- Developers: Coktel Vision MDO
- Publisher: Tomahawk
- Designer: Muriel Tramis ;
- Artist: Pierre Gilhodes ;
- Writer: Muriel Tramis
- Composer: Frédéric Motte
- Engine: Gob ;
- Platforms: Amiga, Atari ST, MS-DOS
- Release: 1990
- Genre: Adventure

= Geisha (video game) =

1990 video game

Geisha is an erotic adventure video game developed by Coktel Vision and MDO and published by Tomahawk in 1990 for Amiga, Atari ST, and MS-DOS. The game uses a point-and-click interface, and includes several minigames including a card game and an action sequence.

==Plot==
A mad scientist kidnaps the player's girlfriend Eva, and wants to transform her into a futuristic geisha.

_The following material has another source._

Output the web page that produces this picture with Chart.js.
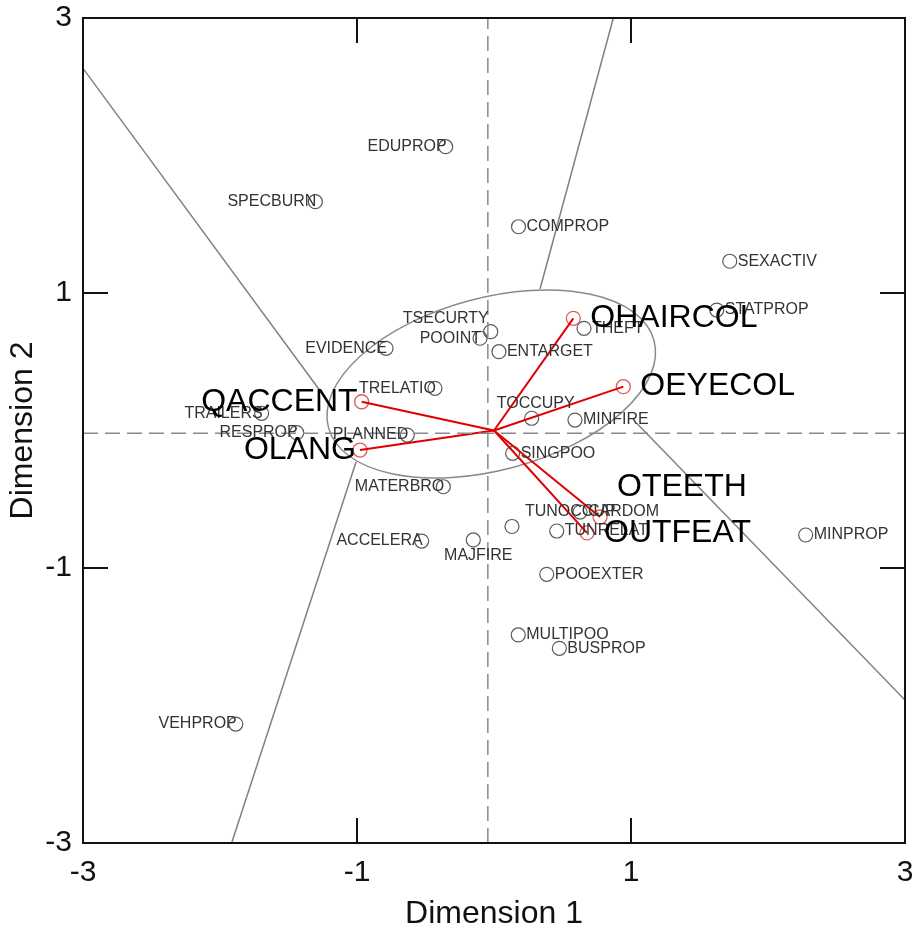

The player travels to Japan to prevent this from happening.

==Reception==
Joystick praised the game's original design, while Generation 4 felt the game's graphical quality was unexceptional. Tilt described Geisha as a children's game for adults due to its simple gameplay and mature themes. Amiga Power questioned whether it was the worst full-price game the magazine had ever reviewed, while also commenting the title was as "user-friendly and sexy as a rotten anchovy".